Before changing dm-vdo, I compared the current LZ4 path with IAA on a set of
single-thread compression tests. For compression, IAA hardware was faster than
LZ4 on most tested
datasets, withthe measured compression time often reduced by about 1.3x to 3.5x
compared with LZ4. The compression ratio was also generally comparable to or
better than LZ4,
because the IAA path uses DEFLATE rather than LZ4. Decompression was more
mixed: IAA hardware was close to LZ4 or faster on some datasets, but slower on
others.
One reason I set the compression work aside is that it's not clear
there's any performance benefits to using a different compression
algorithm in dm-vdo (either for device throughput or for data
efficiency). But raw comparisons of different algorithms don't
necessarily translate into gains for dm-vdo. It's a lot of work to go
through if it turns out that there's no benefit that users can see.
You don't provide a lot of details on how you did the benchmarking you
show here (in particular, it's not clear how much compression is
available in your test data). But results you show don't seem to show
much of a difference, which raises the question of why do this at all?
[IMAGE]
Please see figure1 in the attachments.
The prototype is in:
https://github.com/dm-vdo/dm-linux/pull/96
It contains two commits:
dm vdo: add minimal IAA compression support
dm vdo: preserve compressed block format for IAA
The change is intentionally narrow and only touches the dm-vdo compression and
decompression path under `drivers/md/dm-vdo/`.The design is as shown in the
figure below:
[IMAGE]
Please see figure2 in the attachments.
The current result is:
1. dm-vdo gets an optional iaa_enabled module parameter.
2. On writes, compress_data_vio() first tries deflate-iaa through the async
compression crypto API. If IAA is disabled, unavailable, or the IAA compression
attempt fails, it
falls back to the existing LZ4 path.
3. On reads, uncompress_data_vio() can decode data produced by the IAA path. It
tries IAA-assisted DEFLATE first, then software zlib inflate, and then the
existing LZ4 path.
4. The prototype preserves the existing compressed block format. I did not add
a new on-disk compressor field in this version.
5. Data written through the IAA path is not dependent on IAA hardware being
present later, because it can still be decoded by the software DEFLATE fallback.
In local testing, the prototype was able to write and read IAA-compressed VDO
data correctly, including the software fallback case when IAA was not used for
the read. The
performance is as shown in the figure below. As can be seen, the performance
remains largely consistent with the original after adding IAA.
Write path:
Command: dd if=../mnt_ori/SRR.fastq of=./SSR.fastq bs=1M oflag=direct
IAA: 6430986673 bytes (6.4 GB, 6.0 GiB) copied, 4.98476 s, 1.3
GB/s
LZ4: 6430986673 bytes (6.4 GB, 6.0 GiB) copied, 4.91684 s, 1.3 GB/s
Read path:
[IMAGE]
Please see figure3 in the attachments.
The reason I think this may be worth discussing is that IAA gives dm-vdo a way
to offload compression work on systems that already have the accelerator, while
keeping the
existing LZ4 path as the compatibility and fallback path. The goal of this RFC
is not to propose a final format or policy yet, but to check whether this
direction is acceptable
before I spend more time preparing a proper patch series.

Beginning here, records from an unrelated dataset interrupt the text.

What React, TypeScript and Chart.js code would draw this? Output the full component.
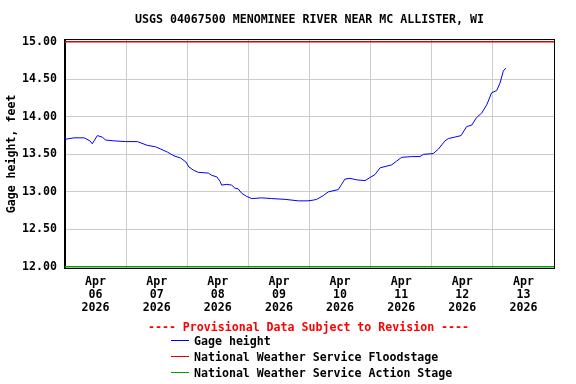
import React, { useEffect, useRef } from "react";
import { Chart, registerables } from "chart.js";

Chart.register(...registerables);

// Hours since Apr 06 2026 00:00
const hours = [
  0, 3.5, 7.5, 9.8, 10.7, 12.7, 14.6, 16.0, 19.2, 23.8, 28.4, 32.3, 35.6, 37.6,
  40.2, 42.8, 45.4, 47.4, 48.7, 50.4, 52.3, 56.3, 57.6, 59.6, 60.9, 61.5, 63.5,
  65.4, 66.7, 68.0, 69.4, 71.3, 73.3, 77.2, 81.2, 86.4, 91.6, 95.4, 97.5, 98.8,
  101.4, 103.4, 107.3, 108.6, 109.9, 111.9, 114.5, 117.8, 119.7, 121.7, 123.7,
  128.3, 130.2, 132.2, 136.1, 139.4, 140.7, 144.6, 146.6, 149.2, 150.5, 153.1,
  155.5, 157.7, 159.7, 161.6, 163.6, 165.6, 167.5, 169.5, 170.8, 172.1, 173.1,
];
const gageHeight = [
  13.7, 13.72, 13.72, 13.68, 13.64, 13.75, 13.73, 13.69, 13.68, 13.67, 13.67,
  13.62, 13.6, 13.57, 13.53, 13.48, 13.45, 13.4, 13.33, 13.29, 13.26, 13.25,
  13.22, 13.2, 13.14, 13.09, 13.1, 13.09, 13.05, 13.04, 12.98, 12.94, 12.91,
  12.92, 12.91, 12.9, 12.88, 12.88, 12.89, 12.9, 12.95, 13.0, 13.03, 13.1,
  13.17, 13.18, 13.16, 13.15, 13.19, 13.23, 13.32, 13.36, 13.41, 13.46, 13.47,
  13.47, 13.5, 13.51, 13.57, 13.68, 13.71, 13.73, 13.75, 13.87, 13.89, 13.99,
  14.05, 14.16, 14.32, 14.35, 14.45, 14.61, 14.65,
];
const floodStage = 15.0;
const actionStage = 12.0;
const dayLabels = ["06", "07", "08", "09", "10", "11", "12", "13"];
const monthLabel = "Apr";
const yearLabel = "2026";
const yTicks = [12.0, 12.5, 13.0, 13.5, 14.0, 14.5, 15.0];
const titleText = "USGS 04067500 MENOMINEE RIVER NEAR MC ALLISTER, WI";
const provisionalText = "---- Provisional Data Subject to Revision ----";
const seriesLabels = [
  "Gage height",
  "National Weather Service Floodstage",
  "National Weather Service Action Stage",
];

const FONT = "'DejaVu Sans Mono', 'Liberation Mono', monospace";
const FS = 11.6;

const frameAndLegend = {
  id: "frameAndLegend",
  afterDatasetsDraw(chart: any) {
    const { ctx, chartArea } = chart;
    ctx.save();
    ctx.strokeStyle = "#000";
    ctx.lineWidth = 1;
    ctx.strokeRect(
      Math.round(chartArea.left) - 0.5,
      Math.round(chartArea.top) - 0.5,
      Math.round(chartArea.right - chartArea.left) + 1,
      Math.round(chartArea.bottom - chartArea.top) + 1
    );
    ctx.restore();
  },
  afterDraw(chart: any) {
    const { ctx, chartArea } = chart;
    ctx.save();
    ctx.font = `bold ${FS}px ${FONT}`;
    ctx.textBaseline = "middle";
    ctx.textAlign = "center";
    ctx.fillStyle = "#ff0000";
    const cx = (chartArea.left + chartArea.right) / 2;
    ctx.fillText(provisionalText, cx - 1, 328);
    ctx.textAlign = "left";
    const rows = [341, 357, 373];
    chart.data.datasets.forEach((ds: any, i: number) => {
      const y = rows[i];
      ctx.strokeStyle = ds.borderColor;
      ctx.lineWidth = 1;
      ctx.beginPath();
      ctx.moveTo(171, y - 0.5);
      ctx.lineTo(189, y - 0.5);
      ctx.stroke();
      ctx.fillStyle = "#000";
      ctx.fillText(ds.label, 194, y + 1);
    });
    ctx.restore();
  },
};

export default function App() {
  const ref = useRef<HTMLCanvasElement>(null);
  useEffect(() => {
    document.body.style.margin = "0";
    const canvas = ref.current!;
    const gagePts = hours.map((h, i) => ({ x: h, y: gageHeight[i] }));
    const chart = new Chart(canvas, {
      type: "line",
      data: {
        datasets: [
          {
            label: seriesLabels[0],
            data: gagePts,
            borderColor: "#0000ff",
            borderWidth: 1,
            pointRadius: 0,
            tension: 0,
          },
          {
            label: seriesLabels[1],
            data: [
              { x: 0, y: floodStage },
              { x: 192, y: floodStage },
            ],
            borderColor: "#dd0000",
            borderWidth: 1.5,
            pointRadius: 0,
          },
          {
            label: seriesLabels[2],
            data: [
              { x: 0, y: actionStage },
              { x: 192, y: actionStage },
            ],
            borderColor: "#00a000",
            borderWidth: 1.5,
            pointRadius: 0,
          },
        ],
      },
      options: {
        responsive: false,
        devicePixelRatio: 1,
        animation: false,
        layout: { padding: { left: 0, right: 22, top: 0, bottom: 0 } },
        plugins: {
          legend: { display: false },
          tooltip: { enabled: false },
          title: {
            display: true,
            text: titleText,
            fullSize: false,
            color: "#000",
            font: { family: FONT, size: FS, weight: "bold" },
            padding: { top: 13, bottom: 13 },
          },
        },
        scales: {
          x: {
            type: "linear",
            min: 0,
            max: 192,
            afterBuildTicks: (scale: any) => {
              const t = [];
              for (let v = 0; v <= 192; v += 12) t.push({ value: v });
              scale.ticks = t;
            },
            afterFit: (scale: any) => {
              scale.height = 384 - 268;
            },
            grid: {
              color: (c: any) =>
                c.tick && c.tick.value % 24 === 0 ? "#cccccc" : "rgba(0,0,0,0)",
              drawTicks: false,
              lineWidth: 1,
            },
            border: { display: true, color: "#000" },
            ticks: {
              autoSkip: false,
              maxRotation: 0,
              padding: 7,
              color: "#000",
              font: { family: FONT, size: FS, weight: "bold", lineHeight: 13.3 / FS },
              callback: (v: any) => {
                const n = Number(v);
                if (n % 24 === 12) {
                  const d = Math.floor(n / 24);
                  return [monthLabel, dayLabels[d], yearLabel];
                }
                return "";
              },
            },
          },
          y: {
            type: "linear",
            min: 11.985,
            max: 15.025,
            afterBuildTicks: (scale: any) => {
              scale.ticks = yTicks.map((v) => ({ value: v }));
            },
            afterFit: (scale: any) => {
              scale.width = 65;
            },
            grid: { color: "#cccccc", drawTicks: false, lineWidth: 1 },
            border: { display: true, color: "#000" },
            title: {
              display: true,
              text: "Gage height, feet",
              color: "#000",
              font: { family: FONT, size: FS, weight: "bold" },
              padding: { top: 5, bottom: 0 },
            },
            ticks: {
              padding: 8,
              color: "#000",
              font: { family: FONT, size: FS, weight: "bold" },
              callback: (v: any) => Number(v).toFixed(2),
            },
          },
        },
      },
      plugins: [frameAndLegend],
    } as any);
    return () => chart.destroy();
  }, []);
  return (
    <div style={{ width: 576, height: 384 }}>
      <canvas ref={ref} width={576} height={384} />
    </div>
  );
}
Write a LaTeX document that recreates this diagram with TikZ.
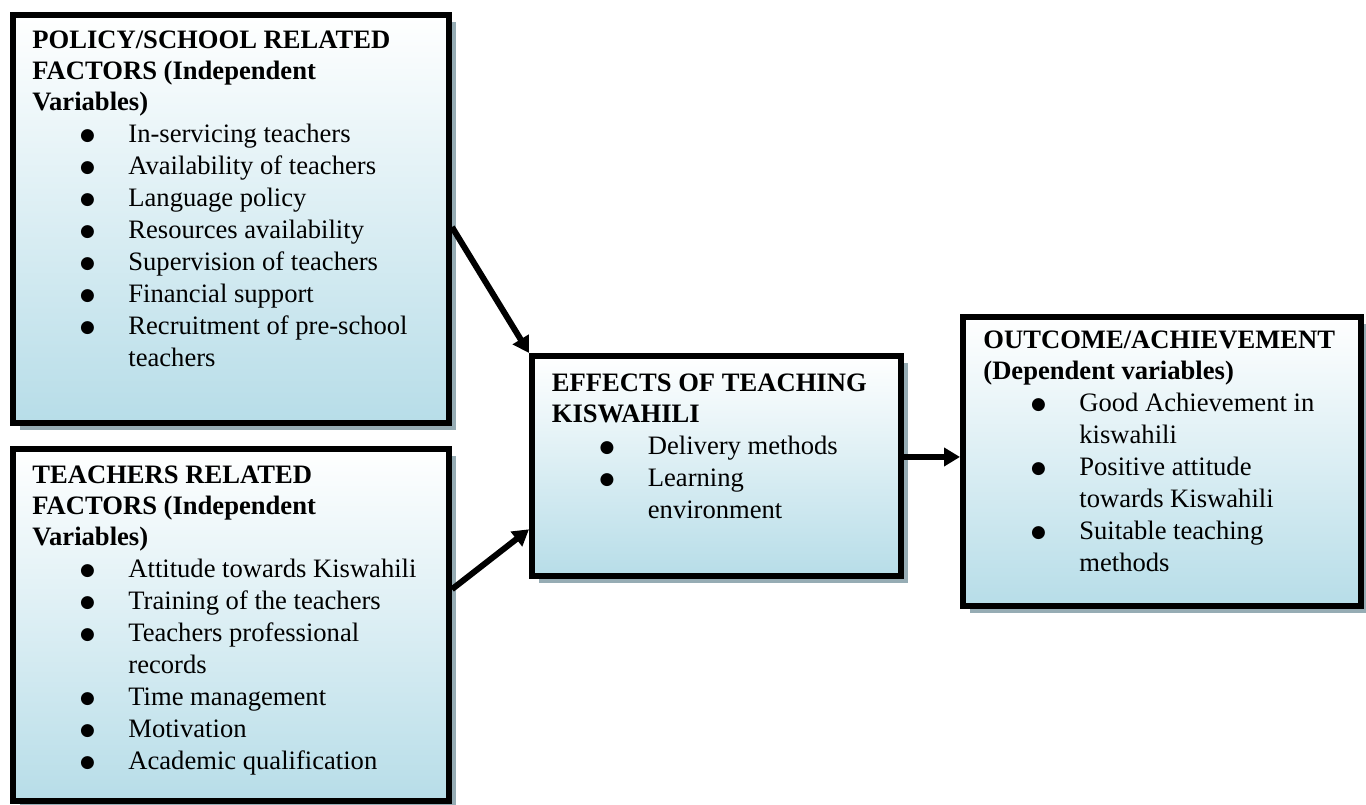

I would appreciate feedback on whether using the existing kernel IAA crypto API
from dm-vdo is a reasonable direction, and whether preserving the current
compressed block
format is acceptable for an initial RFC.
Best regards,
This is a minor point perhaps, but you didn't sign a name to this
message. My understanding is that kernel contributions should be
attributable to real people using their real names. Please keep that in
mind for the future.
Matt Sakai